JEGS Performance Products 25226 - JEGS Rod Bearings

Performance Engine Bearings
High Performance bearings are also micro-fine machined, have chamfered oil holes, and are narrowed for large radii cranks.
Features and Benefits:
Conformability
Temperature Resistance
High Load Capacity
Control of Wall Tolerance
All bearings are sold in sets.
Performance and High Performance are both constructed with two layers, a high strength steel backing plus a bonded layer of silicon, tin, and copper in an aluminum matrix that has a load capacity of 8,000 psi. It maintains it properties throughout its entire depth, delivering consistent and reliable performance, embedability, and conformability with no more than +0.00010 variation of thickness.
Particle Embedability
More than half of engine bearing failures are caused by metallic particles which scratch crank journals and tear or weaken thin babbitt overlays such as in the tri-metal bearing.

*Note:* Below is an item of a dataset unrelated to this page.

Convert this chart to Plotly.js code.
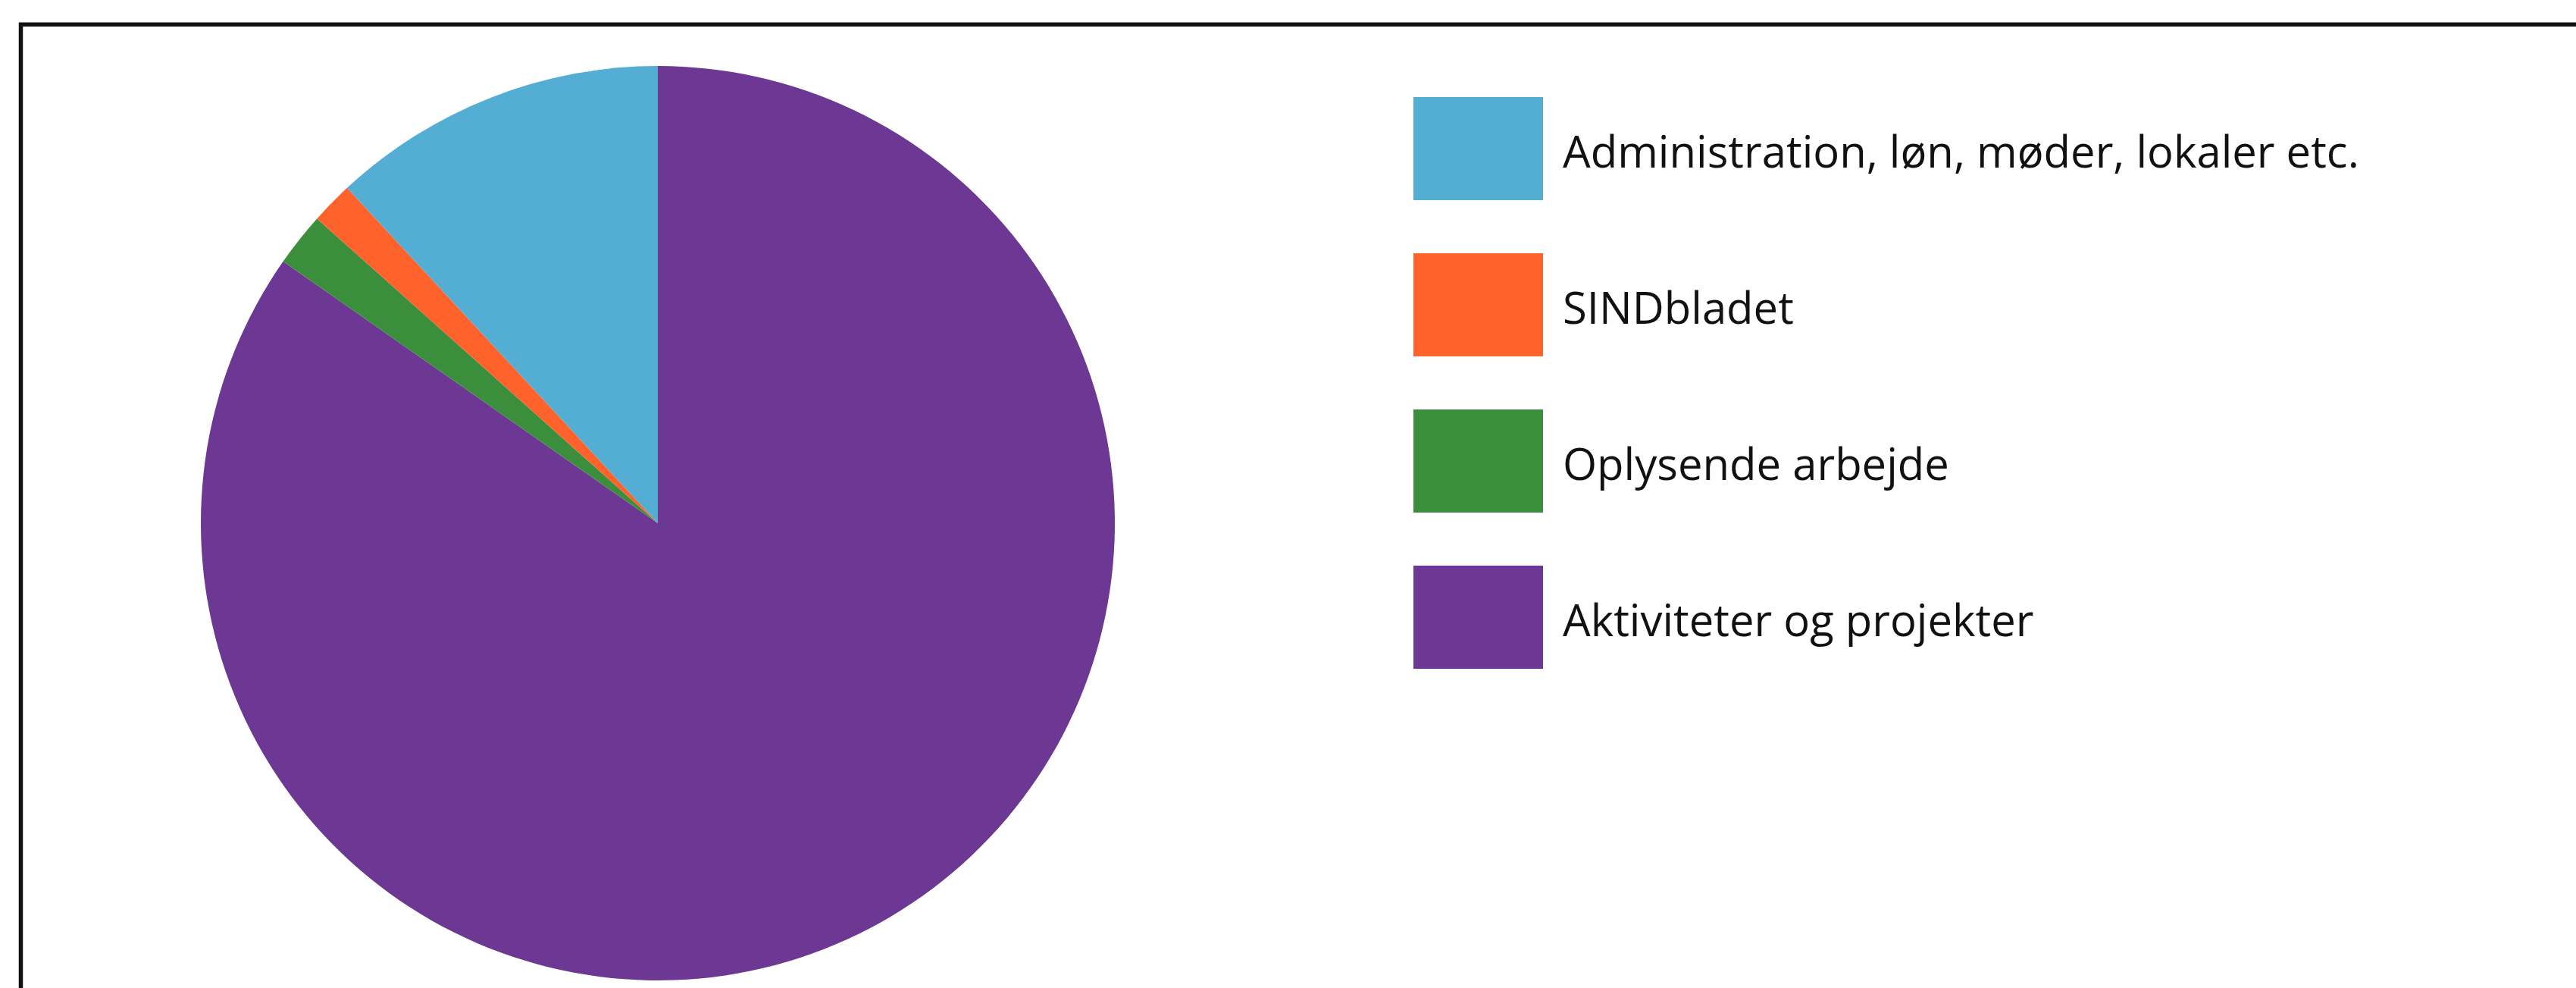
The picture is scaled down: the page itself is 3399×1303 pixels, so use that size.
<!DOCTYPE html>
<html>
<head>
<meta charset="utf-8">
<script src="https://cdn.plot.ly/plotly-3.0.1.min.js"></script>
<style>
  html, body { margin: 0; padding: 0; background: #ffffff; }
  #chart { width: 3399px; height: 1303px; }
</style>
</head>
<body>
<div id="chart"></div>
<script>
// ---- data ----
const categories = [
  "Administration, løn, møder, lokaler etc.",
  "SINDbladet",
  "Oplysende arbejde",
  "Aktiviteter og projekter"
];
const values = [11.9, 1.5, 1.9, 84.7];
const colors = ["#54AED4", "#FF622B", "#3B8E3B", "#6C3893"];

// ---- geometry (pixels) ----
const W = 3399, H = 1303;
const px = x => x / W;
const py = y => 1 - y / H;

const cx = 868, cy = 690, r = 603;

// legend layout
const swX0 = 1865, swX1 = 2036, swY0 = 128, swH = 136, swStep = 206;
const textX = 2060;

const shapes = [];
const annotations = [];

// frame (top + left)
shapes.push({
  type: "path",
  xref: "paper", yref: "paper",
  path: `M ${px(27.5)} ${py(H + 5)} L ${px(27.5)} ${py(32.3)} L ${px(W + 5)} ${py(32.3)}`,
  line: { color: "#111111", width: 5.5 }
});

categories.forEach((name, i) => {
  const y0 = swY0 + i * swStep;
  shapes.push({
    type: "rect", xref: "paper", yref: "paper",
    x0: px(swX0), x1: px(swX1), y0: py(y0), y1: py(y0 + swH),
    fillcolor: colors[i], line: { width: 0 }
  });
  annotations.push({
    xref: "paper", yref: "paper",
    x: px(textX), y: py(y0 + swH / 2 + 2),
    xanchor: "left", yanchor: "middle",
    text: name, showarrow: false,
    font: { family: "Open Sans, sans-serif", size: 58, color: "#111111" }
  });
});

// Slices are drawn clockwise from 12 o'clock in reverse order, so the first
// category ends up just left of 12 o'clock, as in the original chart.
const trace = {
  type: "pie",
  labels: categories.slice().reverse(),
  values: values.slice().reverse(),
  sort: false,
  direction: "clockwise",
  rotation: 0,
  textinfo: "none",
  hoverinfo: "label+percent",
  marker: { colors: colors.slice().reverse(), line: { width: 0 } },
  domain: {
    x: [px(cx - r), px(cx + r)],
    y: [py(cy + r), py(cy - r)]
  },
  showlegend: false
};

const layout = {
  width: W, height: H,
  margin: { l: 0, r: 0, t: 0, b: 0, pad: 0 },
  paper_bgcolor: "#ffffff",
  plot_bgcolor: "#ffffff",
  showlegend: false,
  shapes: shapes,
  annotations: annotations
};

Plotly.newPlot("chart", [trace], layout, { displayModeBar: false, staticPlot: true });
</script>
</body>
</html>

Since JEGS aluminum silicon bearing layer is much thicker than the babbitt overlay (0.015" vs. 0.0008"), it provides eighteen (18) times more embedability than a tri-metal bearing to catch and hold particles so they don't scratch the crank journals. This is especially true for particles over 0.0004" in diameter which cause most of the damage.
The much thicker layer of aluminum silicon bearing material (0.015" vs. 0.0008") allows the bearing to conform to problems such as metal to metal contact when there is mis-alignment present or the connecting rods stretch. Greater conformability means fewer bearing failures.

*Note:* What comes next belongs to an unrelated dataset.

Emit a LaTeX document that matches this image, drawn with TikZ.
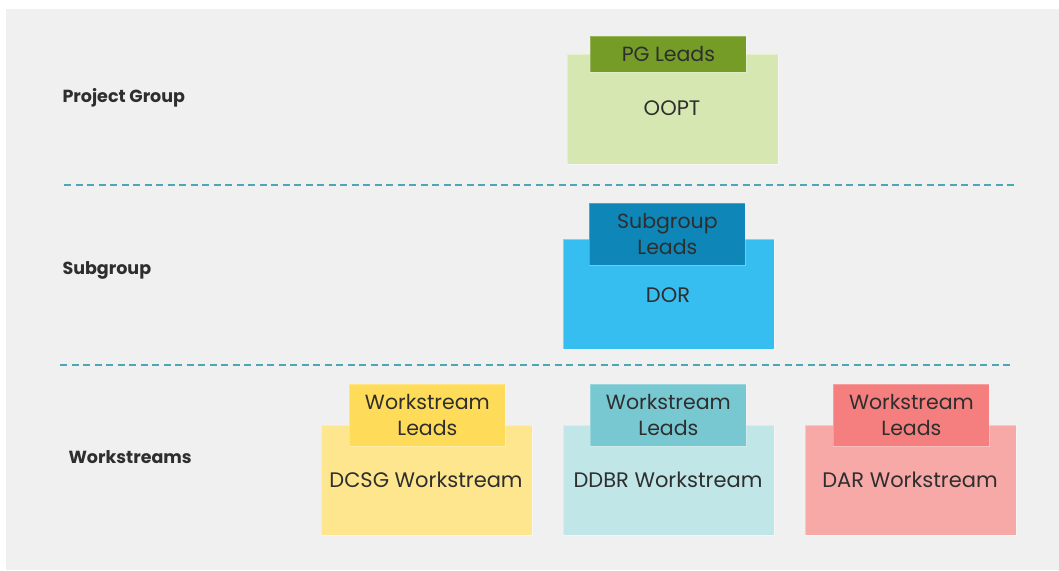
\documentclass[tikz,border=0pt]{standalone}
\usepackage{fontspec}
\setmainfont{Poppins}
\definecolor{panel}{HTML}{F0F0F0}
\definecolor{txt}{HTML}{2E2E2E}
\definecolor{sepcol}{HTML}{4BA7B5}
\definecolor{oomain}{HTML}{D7E7B1}
\definecolor{oolead}{HTML}{749C27}
\definecolor{dormain}{HTML}{37BEF0}
\definecolor{dorlead}{HTML}{0E87B8}
\definecolor{dcmain}{HTML}{FEE68E}
\definecolor{dclead}{HTML}{FEDC5A}
\definecolor{ddmain}{HTML}{C0E6E8}
\definecolor{ddlead}{HTML}{78C8D2}
\definecolor{damain}{HTML}{F7A9A8}
\definecolor{dalead}{HTML}{F47F7E}
\begin{document}
\begin{tikzpicture}[x=1pt,y=-1pt,
  mainbox/.style={draw=white,draw opacity=0.35,line width=0.8pt,minimum width=211pt,minimum height=110pt,inner sep=0pt,anchor=north west},
  leadbox/.style={draw=white,draw opacity=0.25,line width=0.8pt,minimum width=156pt,inner sep=0pt,anchor=north west,text=txt,font=\fontsize{20.5}{26}\selectfont,align=center},
  maintext/.style={text=txt,font=\fontsize{21}{24}\selectfont},
  rowlabel/.style={text=txt,font=\fontsize{17.5}{20}\selectfont\bfseries,anchor=west},
  sep/.style={draw=sepcol,line width=1.1pt,dash pattern=on 7pt off 4.5pt}]
\useasboundingbox (0,0) rectangle (1059,570);
\fill[panel] (6,9) rectangle (1059,570);
% separators
\coordinate (s1a) at (64,185); \coordinate (s1b) at (1017,185);
\coordinate (s2a) at (60,365); \coordinate (s2b) at (1013,365);
\draw[sep] (s1a) -- (s1b);
\draw[sep] (s2a) -- (s2b);
% row labels
\node[rowlabel] (lpg) at (59,98) {Project Group};
\node[rowlabel] (lsg) at (59,270) {Subgroup};
\node[rowlabel] (lws) at (65,457) {Workstreams};
% Project group
\node[mainbox,fill=oomain] (oopt) at (567,54) {};
\node[maintext] (oopttxt) at (672,108) {OOPT};
\node[leadbox,fill=oolead,minimum height=36pt] (pgl) at (590,36) {PG Leads};
% Subgroup
\node[mainbox,fill=dormain] (dor) at (563,239) {};
\node[maintext] (dortxt) at (668,295) {DOR};
\node[leadbox,fill=dorlead,minimum height=62pt] (sgl) at (589,203) {Subgroup\\Leads};
% Workstreams
\node[mainbox,fill=dcmain] (dcsg) at (321,425) {};
\node[maintext] (dcsgtxt) at (426,480) {DCSG Workstream};
\node[leadbox,fill=dclead,minimum height=62pt] (dcl) at (349,384) {Workstream\\Leads};
\node[mainbox,fill=ddmain] (ddbr) at (563,425) {};
\node[maintext] (ddbrtxt) at (668,480) {DDBR Workstream};
\node[leadbox,fill=ddlead,minimum height=62pt] (ddl) at (590,384) {Workstream\\Leads};
\node[mainbox,fill=damain] (dar) at (805,425) {};
\node[maintext] (dartxt) at (910,480) {DAR Workstream};
\node[leadbox,fill=dalead,minimum height=62pt] (dal) at (833,384) {Workstream\\Leads};
\end{tikzpicture}
\end{document}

The aluminum silicon material's melting/fatigue point is over 450°F, 100° more than that of the thin babbitt overlay in a tri-metal bearing (350°F). This means added protection against localized overheating due to mis-alignment, detonation, overloading, loss of coolant, etc.
Aluminum silicon bearings successfully withstand the stresses of high performance engines. All JEGS Bearings are made from the same metallurgical alloy, so the regular bearing user gets the advantage of the alloy developed and used in race engines.
Bearing -to- journal clearances on main and connecting rod bearings can be affected by several variables, all of which the engine builder must try to control. JEGS has removed concerns about inconsistent shell to shell bearing wall thickness by the use of statistical control methods to keep wall thickness to very limited variation. Other manufacturers produce bearings whose wall thickness at the crown can vary by up to +0.00025". JEGS engine bearings have no more than +0.00010" variation of the desired thickness.